Я вышел на мороз и, добравшись до заводской конторы, где работали мои знакомые, составил из конторских стульев нечто вроде ложа, накрыл его старыми папками, положил под голову бушлат и попытался заснуть. Но вскоре мою чуткую дремоту нарушил чей-то голос:
— Фильштинский, ты не спишь?
— Нет.
— Тебе не страшно?
Я открыл глаза и поднял голову. Рядом стоял инженер С., работавший на заводе конструктором. Как и я, он был осужден по пятьдесят восьмой статье. Мы были едва знакомы. Видно, ему хотелось с кем-то разделить свою тревогу. Я попытался, как мог, успокоить его и убедить, что все кончится благополучно, хотя в душе и сам не был в этом уверен. Мне было хорошо известно о том, как в других лагерях расправлялись с подобного рода выступлениями зека.
Между тем события шли своим чередом. На следующее утро ночная смена отказалась возвращаться в жилую зону и осталась на заводе, а в семь часов, как положено, рабочие дневной смены, невыспавшиеся и голодные, приступили к работе.
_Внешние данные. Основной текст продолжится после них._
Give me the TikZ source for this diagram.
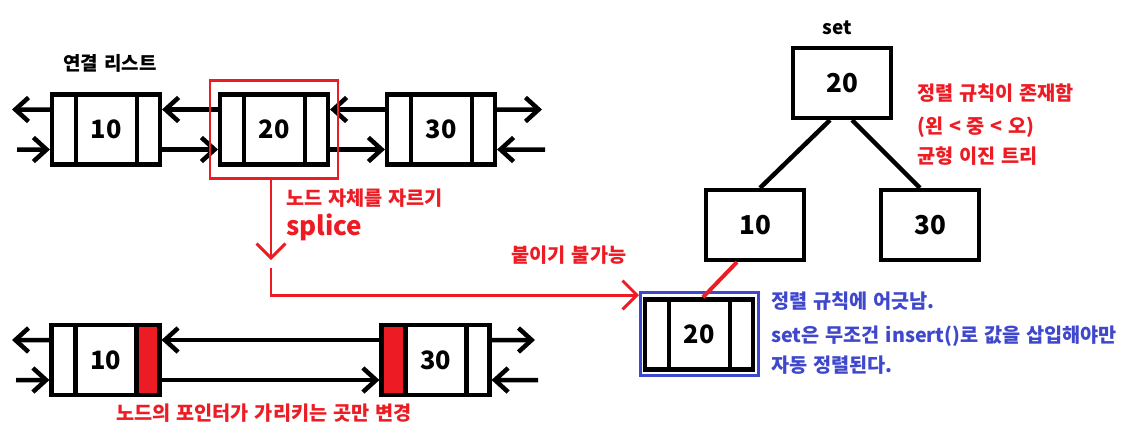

Заключенные по-прежнему старались не давать начальству повода для каких-либо крайних действий. Часов в двенадцать дня был объявлен перерыв, и на завод пожаловал сам начальник Каргопольлага полковник Карабицын, прибывший с огромной свитой. В прошлом солдат конвойной охраны и надзиратель, он за многие годы честной службы достиг высокой должности и теперь был не только полновластным хозяином над душами и телами многих тысяч заключенных, но и генерал-губернатором над всеми вольными жителями района. Сцена переговоров выглядела внушительно: по одну сторону запретки толпой стояли зека-бунтовщики, по другую, взгромоздившись на наскоро сооруженный помост, возвышался Карабицын, требовавший, чтобы мы немедленно прекратили нарушать режим и подчинились администрации. В ответ ему было предъявлено наше условие: уголовный элемент должен быть удален из жилой зоны.